St. Thomas Aquinas, one of the smartest saints of history, wrote a whole lot on The Sacraments. He said they give visibility to Jesus’ works. In Mark 5, the visibility was that Jesus’ body gave forth a healing to the woman who came up to touch the Master. He said that there was matter and form in Jesus’ miracles as seen in the Gospels (words, touches, elements), and today in the Church the Sacraments also give matter and form (e.g. Baptism has water and oil as the matter, and special words that are prayed are the form). Aquinas explained that God’s gift as expressions of His favor, and His free gift to us to partake in the divine. In Sacraments—God says “partake in Me.” God says: ‘Here I AM for you.’
Note it in proclaimed in these verses below.
"And the Word became flesh and made his dwelling among us, and we saw his glory, the glory as of the Father's only Son, full of grace and truth.”
“They (People) are justified freely by his grace through the redemption in Christ Jesus, whom God set forth as an expiation, through faith, by his blood, to prove his righteousness because of the forgiveness of sins previously committed, through the forbearance of God - to prove his righteousness in the present time, that he might be righteous and justify the one who has faith in Jesus.”

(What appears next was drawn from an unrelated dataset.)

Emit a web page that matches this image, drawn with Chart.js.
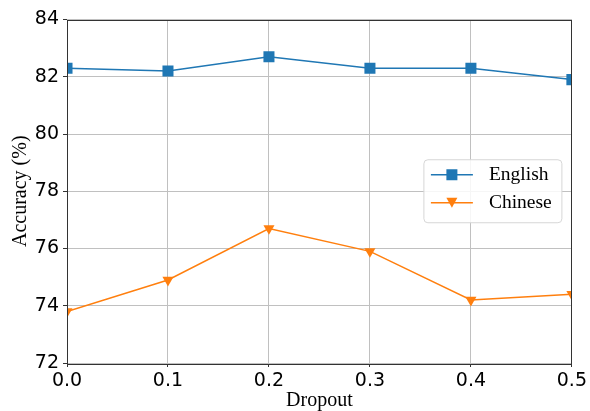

“Blessed be the God and Father of our Lord Jesus Christ, who has blessed us in Christ with every spiritual blessing in the heavens, as he chose us in him, before the foundation of the world, to be holy and without blemish before him. In love he destined us for adoption to himself through Jesus Christ, in accord with the favor of his will, for the praise of the glory of his grace that he granted us in the beloved. In him we have redemption by his blood, the forgiveness of transgressions, in accord with the riches of his grace that he lavished upon us. In all wisdom and insight, he has made known to us the mystery of his will in accord with his favor that he set forth in him as a plan for the fullness of times, to sum up all things in Christ, in heaven and on earth.”